Starting at the first line of the data, print each line verbatim up to and including the line bearing "import seaborn as sns", omitting pictures.

------ Items

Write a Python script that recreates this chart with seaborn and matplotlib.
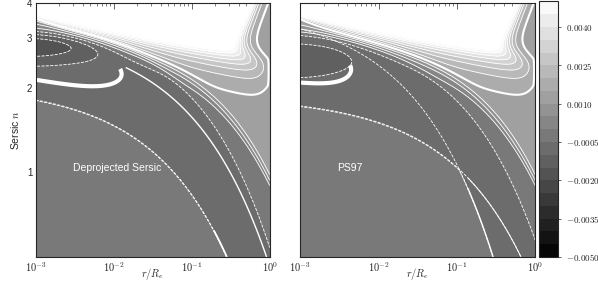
import numpy as np
import matplotlib
matplotlib.use("Agg")
import matplotlib.pyplot as plt
import seaborn as sns

sns.set_style("ticks")
plt.rcParams["font.family"] = ["Liberation Sans", "DejaVu Sans"]
plt.rcParams["mathtext.fontset"] = "cm"
plt.rcParams["contour.negative_linestyle"] = "dashed"

# filled levels and colourbar
levels = np.round(np.arange(-0.005, 0.00501, 0.0005), 5)
cbar_ticks = [-0.005, -0.0035, -0.002, -0.0005, 0.001, 0.0025, 0.004]
cbar_labels = [r"$-0.0050$", r"$-0.0035$", r"$-0.0020$", r"$-0.0005$",
               r"$0.0010$", r"$0.0025$", r"$0.0040$"]
xticks = [1e-3, 1e-2, 1e-1, 1e0]
xticklabels = [r"$10^{-3}$", r"$10^{-2}$", r"$10^{-1}$", r"$10^{0}$"]
yticks = [1, 2, 3, 4]
yticklabels = ["1", "2", "3", "4"]
panel_names = ["Deprojected Sersic", "PS97"]

# curves of constant log n + k*r  (k, c), one per panel
inner_edge = [(1.06, 0.311), (0.686, 0.271)]   # lower edge of the darker band
solid_edge = [(0.84, 0.506), (1.52, 0.587)]    # solid white curve
outer_edge = [(0.85, 0.58), (0.79, 0.546)]     # upper edge of the darker band
shelf_edge = [(0.56, 0.53), (0.56, 0.53)]      # where the map climbs onto the shelf
shelf_value = 0.0015
solid_start = [-1.85, -0.86]                   # log r where the solid curve turns solid
dashed_before = [False, True]                  # solid curve dashed before that point
inner_solid_from = [-0.72, -0.86]              # log r where the lower edge turns solid
inner_solid_lw = [1.3, 0.7]
# dark pocket at small r: centre log r, centre log n, widths, depth
pocket = [(-3.1, 0.45, 0.93, 0.055, -0.0011), (-3.1, 0.40, 0.75, 0.06, -0.0006)]
# white tongue near n~2: centre log r, centre log n, half length, half height, tilt
tongue = [(-3.2, 0.40, 1.3, 0.07, -0.045), (-3.2, 0.38, 0.85, 0.06, -0.02)]


def sig(z):
    return 0.5 * (1 + np.tanh(z / 2))


lu = np.linspace(-3, 0, 800)
ly = np.linspace(np.log10(0.5), np.log10(4), 550)
U, Y = np.meshgrid(lu, ly)
X, N = 10 ** U, 10 ** Y
EU = np.exp(U)


def panel_field(i):
    k1, c1 = inner_edge[i]
    ks, cs = solid_edge[i]
    k2, c2 = outer_edge[i]
    k3, c3 = shelf_edge[i]
    dark = np.maximum(sig((Y + k1 * EU - c1) / 0.006), sig((Y + ks * EU - cs) / 0.006))
    dark = dark * (1 - sig((Y + k2 * EU - c2) / 0.006))
    base = -0.0003 - 0.0005 * dark
    shelf = shelf_value * sig((Y + k3 * EU - c3) / 0.012)

    # steep rise towards the blank top region
    y_white = np.log10(2.71 - 0.1167 * U + 0.0667 * U ** 2)
    y_thick = 0.265 + 0.0615 * (-U) ** 1.38
    rise = 0.005 * np.exp(np.clip(2.8 * (Y - y_white) / (y_white - y_thick), -60, 8))
    u_turn = -0.02 - 0.45 * sig((N - 2.6) / 0.15)
    c = sig((U - u_turn) / 0.08)
    c_edge = sig((U + 0.012) / 0.003) * sig((Y - np.log10(1.84)) / 0.005) * sig((np.log10(2.95) - Y) / 0.005)
    c = 1 - (1 - c) * (1 - c_edge)
    rise = rise * (1 - c)

    pu, py, su, sy, depth = pocket[i]
    blob = depth * np.exp(-((U - pu) / su) ** 2 - ((Y - py) / sy) ** 2)
    return base + shelf + rise + blob


fig = plt.figure(figsize=(5.98, 2.83), dpi=100)
axes = [fig.add_axes([0.060, 0.092, 0.391, 0.896]),
        fig.add_axes([0.502, 0.092, 0.393, 0.896])]
cax = fig.add_axes([0.902, 0.092, 0.031, 0.903])

for i, ax in enumerate(axes):
    F = panel_field(i)
    cf = ax.contourf(X, N, F, levels=levels, cmap="gray", vmin=-0.005, vmax=0.005)
    lw = [1.5 if abs(l - 0.0015) < 1e-9 else 0.6 for l in levels]
    ax.contour(X, N, F, levels=levels, colors="w", linewidths=lw)

    # extra solid and dashed white curves
    ks, cs = solid_edge[i]
    PS = Y + ks * EU
    ax.contour(X, N, np.where(U > solid_start[i], PS, np.nan), levels=[cs],
               colors="w", linewidths=1.0, linestyles="solid")
    if dashed_before[i]:
        ax.contour(X, N, np.where(U <= solid_start[i] + 0.01, PS, np.nan), levels=[cs],
                   colors="w", linewidths=0.6, linestyles="dashed")
    k1, c1 = inner_edge[i]
    QS = Y + k1 * EU
    ax.contour(X, N, QS, levels=[c1], colors="w", linewidths=0.6, linestyles="dashed")
    ax.contour(X, N, np.where(U > inner_solid_from[i], QS, np.nan), levels=[c1],
               colors="w", linewidths=inner_solid_lw[i], linestyles="solid")

    # the white tongue
    tu, ty, ta, tb, tilt = tongue[i]
    yp = Y - tilt * (U + 3)
    H = ((U - tu) / ta) ** 4 + ((yp - ty) / tb) ** 2
    H = np.where(yp < ty + 0.25 * tb, H, np.nan)
    ax.contour(X, N, H, levels=[1.0], colors="w", linewidths=3.0)

    ax.set_xscale("log")
    ax.set_yscale("log")
    ax.set_xlim(1e-3, 1)
    ax.set_ylim(0.5, 4)
    ax.set_xticks(xticks)
    ax.set_xticklabels(xticklabels, fontsize=7.5)
    ax.set_yticks(yticks)
    ax.set_yticks([0.5, 0.6, 0.7, 0.8, 0.9], minor=True)
    ax.set_yticklabels(yticklabels if i == 0 else [], fontsize=7)
    ax.yaxis.set_minor_formatter(matplotlib.ticker.NullFormatter())
    ax.tick_params(which="both", direction="in", top=True, right=True, color="0.3", pad=2.5)
    ax.tick_params(which="major", length=4, width=0.6)
    ax.tick_params(which="minor", length=2, width=0.5)
    for sp in ax.spines.values():
        sp.set_linewidth(0.8)
    ax.set_xlabel(r"$r/R_e$", fontsize=7.5)
    ax.xaxis.set_label_coords(0.5, -0.035)
    ax.text(3e-3, 1.04, panel_names[i], color="w", fontsize=7.5, ha="left", va="center")

axes[0].set_ylabel(r"Sersic $n$", fontsize=7.5, labelpad=4)

cb = fig.colorbar(cf, cax=cax, ticks=cbar_ticks)
cb.ax.set_yticklabels(cbar_labels, fontsize=6.5)
cb.ax.tick_params(length=2, width=0.5)
cb.outline.set_linewidth(0.8)

fig.savefig("out.png", dpi=100)
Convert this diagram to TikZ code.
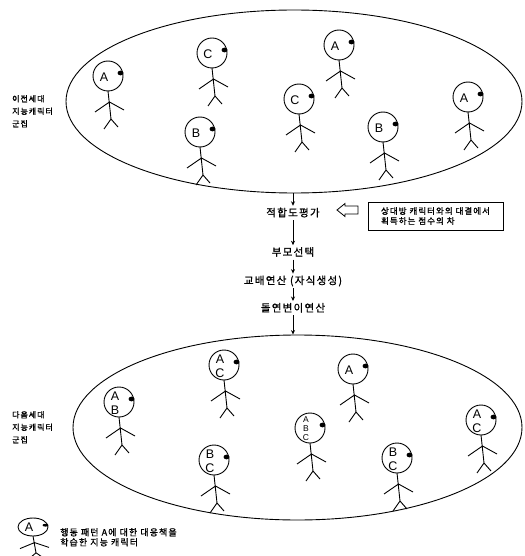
\documentclass[tikz,border=0pt]{standalone}
\usepackage{fontspec}
\setmainfont{Liberation Sans}
\newfontfamily\kr[LetterSpace=12, FakeBold=1.2]{Noto Sans CJK KR}
\usetikzlibrary{arrows.meta, positioning, shapes.geometric}
\tikzset{
  pool/.style={ellipse, draw, line width=0.9pt, inner sep=0pt},
  stage/.style={font=\kr\fontsize{10.5}{12}\selectfont, text height=8.5pt,
    text depth=1.5pt, inner sep=2pt},
  grouplabel/.style={font=\kr\fontsize{8}{12.5}\selectfont, align=left,
    anchor=north west, inner sep=0pt},
  note/.style={draw, line width=0.8pt, align=left, minimum width=135pt,
    minimum height=28pt, inner xsep=5pt, font=\kr\fontsize{8.5}{10}\selectfont},
  arrow/.style={-{Stealth[length=4.5pt, width=4pt]}, line width=0.8pt},
  hollow/.style={draw, line width=0.8pt, fill=white, line join=miter},
  tag/.style={font=\fontsize{12.5}{14}\selectfont, align=center, inner sep=0pt},
  smalltag/.style={tag/.append style={font=\fontsize{8.5}{9}\selectfont}},
  pics/agent/.style={code={
    \draw[line width=0.9pt] (0,0) circle[radius=15pt];
    \fill (12.5,-3) ellipse[x radius=3pt, y radius=2.4pt];
    \draw[line width=0.9pt] (0,15) -- (3,43)
      (-13,36) -- (1.5,26) -- (16,34)
      (-4,53) -- (3,43) -- (10,51);
    \node[tag] (-id) at (-4,1) {#1};
  }}
}

\begin{document}
\begin{tikzpicture}[x=1pt, y=-1pt]
  \useasboundingbox (0,0) rectangle (524,556);
  \clip (0,0) rectangle (524,556);

  % previous generation
  \node[pool, minimum width=456pt, minimum height=183pt] (prev) at (294,101.5) {};
  \node[grouplabel] (prevlbl) at (12,95) {이전세대\\지능캐릭터\\군집};
  \pic (p1) at (108,76) {agent=A};
  \pic (p2) at (212,53) {agent=C};
  \pic (p3) at (200,132) {agent=B};
  \pic (p4) at (339,45) {agent=A};
  \pic (p5) at (299,99) {agent=C};
  \pic (p6) at (383,127) {agent=B};
  \pic (p7) at (468,97) {agent=A};

  % GA steps
  \node[stage] (fit) at (293,213) {적합도평가};
  \node[stage, below=25pt of fit] (sel) {부모선택};
  \node[stage, below=14pt of sel] (cross) {교배연산 (자식생성)};
  \node[stage, below=13pt of cross] (mut) {돌연변이연산};

  \node[note] (score) at (435.5,216) {상대방 캐릭터와의 대결에서\\획득하는 점수의 차};
  \coordinate (hint) at (337,210);
  \draw[hollow] (hint) -- ++(8,-6.5) -- ++(0,2.5) -- ++(13,0) -- ++(0,8)
    -- ++(-13,0) -- ++(0,2.5) -- cycle;

  % next generation
  \node[pool, minimum width=449pt, minimum height=185pt] (next) at (297.5,427.5) {};
  \node[grouplabel] (nextlbl) at (12,411) {다음세대\\지능캐릭터\\군집};
  \pic (n1) at (119,402) {agent={A\\B}};
  \pic (n2) at (224,365) {agent={A\\C}};
  \pic (n3) at (353,369) {agent=A};
  \pic[smalltag] (n4) at (310,428) {agent={A\\B\\C}};
  \pic (n5) at (214,460) {agent={B\\C}};
  \pic (n6) at (397,458) {agent={B\\C}};
  \pic (n7) at (481,420) {agent={A\\C}};

  \draw[arrow] (prev.south -| fit) -- (fit);
  \draw[arrow] (fit) -- (sel);
  \draw[arrow] (sel) -- (cross);
  \draw[arrow] (cross) -- (mut);
  \draw[arrow] (mut) -- (mut |- next.north);

  % legend
  \pic[yscale=0.6] (key) at (33,527) {agent=A};
  \node[grouplabel, font=\kr\fontsize{9}{10}\selectfont] (keytext) at (60,528)
    {행동 패턴 A에 대한 대응책을\\학습한 지능 캐릭터};
\end{tikzpicture}
\end{document}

------------

== Response below ==
Write a Python script that recreates this chart with seaborn and matplotlib.
import numpy as np
import matplotlib
matplotlib.use("Agg")
import matplotlib.pyplot as plt
import seaborn as sns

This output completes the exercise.